Bering Land Bridge: Evidence & Migration

Instructor: Betsy Chesnutt

Betsy teaches college physics, biology, and engineering and has a Ph.D. in Biomedical Engineering

During the last ice age, the Bering Land Bridge connected Siberia and Alaska. People were able to migrate from Siberia to North America across this land bridge. In this lesson, learn about this migration and the evidence for what happened when people first came to the Americas.

What was the Bering Land Bridge?

15,000 years ago in Northern Siberia, you could look toward Alaska and see nothing but dry land in every direction. You could walk from one continent to another and not even notice. In fact, many people did. Around this time, it is believed the first people crossed from Siberia into North America over dry land. The descendants of those first Americans would eventually spread out over two entire continents. How was this possible?

Between 30,000 and 15,000 years ago, the climate of the Earth was very different from today. During the peak of this ice age, global temperatures were lower and a lot more of the world's water was locked up in massive icy glaciers. Because there was less water in the oceans, coastlines throughout the world looked quite different from the way they look today, and many places that people and animals once lived are now under water.

Today, Alaska and Sibera are separated by the Bering Sea
Bering Sea

One such place is the Bering Land Bridge that once connected Siberia and Alaska. For thousands of years, the shallow Bering Sea has separated Asia and North America, but long ago, it was different. During the last ice age, the Bering Sea was not there. Instead, the regions we now know as Siberia and Alaska were connected by dry land. It is likely that people lived there for thousands of years, eventually crossing from Siberia into North America, where they would go on to populate two continents!
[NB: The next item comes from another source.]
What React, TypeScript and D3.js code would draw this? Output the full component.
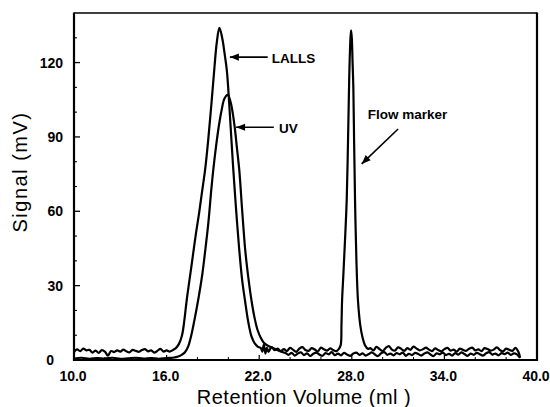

During the last ice age, Siberia and Alaska were connected by an area of dry land known as the Bering Land Bridge
bering land bridge

The First Americans

In the 1930s, scientists began to find evidence that people first entered the Americas through the Bering Land Bridge before spreading east and south to populate the rest of the continent, although this idea was not accepted by all scientists right away. Today, genetic evidence suggests that all of the indigenous people of North and South America descended from people living on the Bering Land Bridge. These people of Beringia were separated from northeast Siberia for a long enough time to develop genetic differences, which were passed onto Americans.
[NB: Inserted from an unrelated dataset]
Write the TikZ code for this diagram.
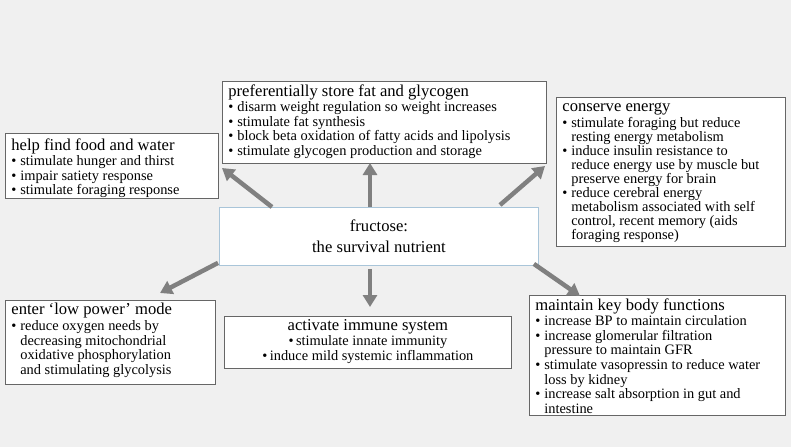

The people who crossed the Bering land bridge to North America passed on genes to the Inuit people who still live in Northern Alaska and Canada
inuit family

Core samples taken from the land that once was part of the Bering Land Bridge show that during this time, a wide variety of plants grew over this area. Fossils of large mammals dating to the time of the ice age have also been found on the Aleutian Islands in the middle of the modern day Bering Sea. All this evidence indicates that, even though it was cold, conditions were good enough for people to have lived on the land bridge itself during the ice age.

Siberia to Beringia

The most recent evidence seems to indicate that people first crossed from Siberia onto the Bering Land Bridge, also called Beringia, about 30,000 years ago. At some point after that, the climate became even colder and much of the land in northeastern Siberia became inhospitable. However, conditions were better on parts of the land bridge and people were able to survive there, although they were cut off from the rest of the world for thousands of years.